Im Klartext: Die Anleger müssen darauf hoffen, dass die mit ihrem Geld finanzierten Investitionen irgendwann mal so viel Geld abwerfen, dass nicht nur die dann laufend fälligen Zinsen, sondern auch die zuvor ausgeschütteten wieder hereingeholt werden.
Prokon lässt keinen Zweifel daran, dass das gelingt. Der konzernweite Verlust in Höhe von 171 Millionen Euro im vorvergangenen Jahr sei kein Grund zur Sorge, lässt Prokon seine Anleger wissen. Vielmehr sei es normal, dass ein Unternehmen in der Investitionsphase erst einmal Verluste mache. Damit hat Prokon auch völlig recht. Verluste in der Investitionsphase sind weder schlimm noch außergewöhnlich, sofern das von Anlegern eingesetzte Kapital zuzüglich Zinsen später tatsächlich eingefahren wird. Genau das ist aber keineswegs so sicher, wie Prokon behauptet.
Zum einen schüttet das Unternehmen schon seit Jahren mehr aus, als es operativ verdient, obwohl viele Windparks in Betrieb sind und laufend Geld reinkommt. 2013 wird sich das wohl nicht ändern: Prokon weist für die ersten zehn Monate ein Ergebnis vor Steuern, Zinsen und Abschreibungen in Höhe von 33,5 Millionen Euro aus.
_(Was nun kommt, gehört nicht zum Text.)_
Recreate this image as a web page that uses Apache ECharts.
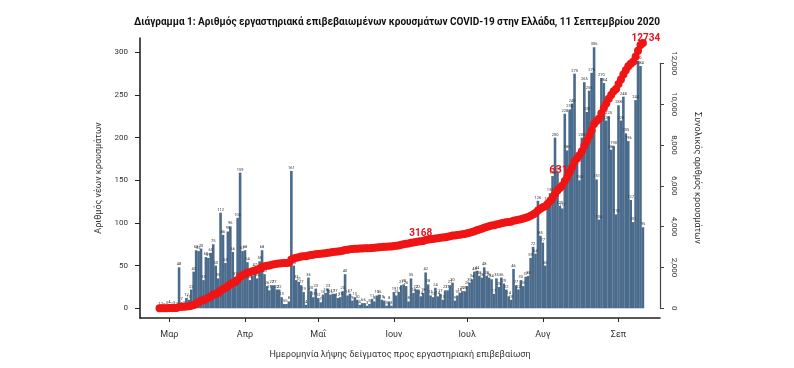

Die Zinszahlungen an Anleger waren im selben Zeitraum mit 67 Millionen Euro doppelt so hoch. Das soll – behauptet Prokon – nicht so bleiben. 2020 plant das Unternehmen mit einem Gewinn in Höhe von 110 Millionen Euro und Ausgaben für Zinsen von 95,7 Millionen Euro. 2040 soll das Genussrechtskapital vollständig zurückgezahlt sein.
Das könnte bei der aktuellen Zinslast – je nach Tilgungsgeschwindigkeit – jedoch schwierig werden.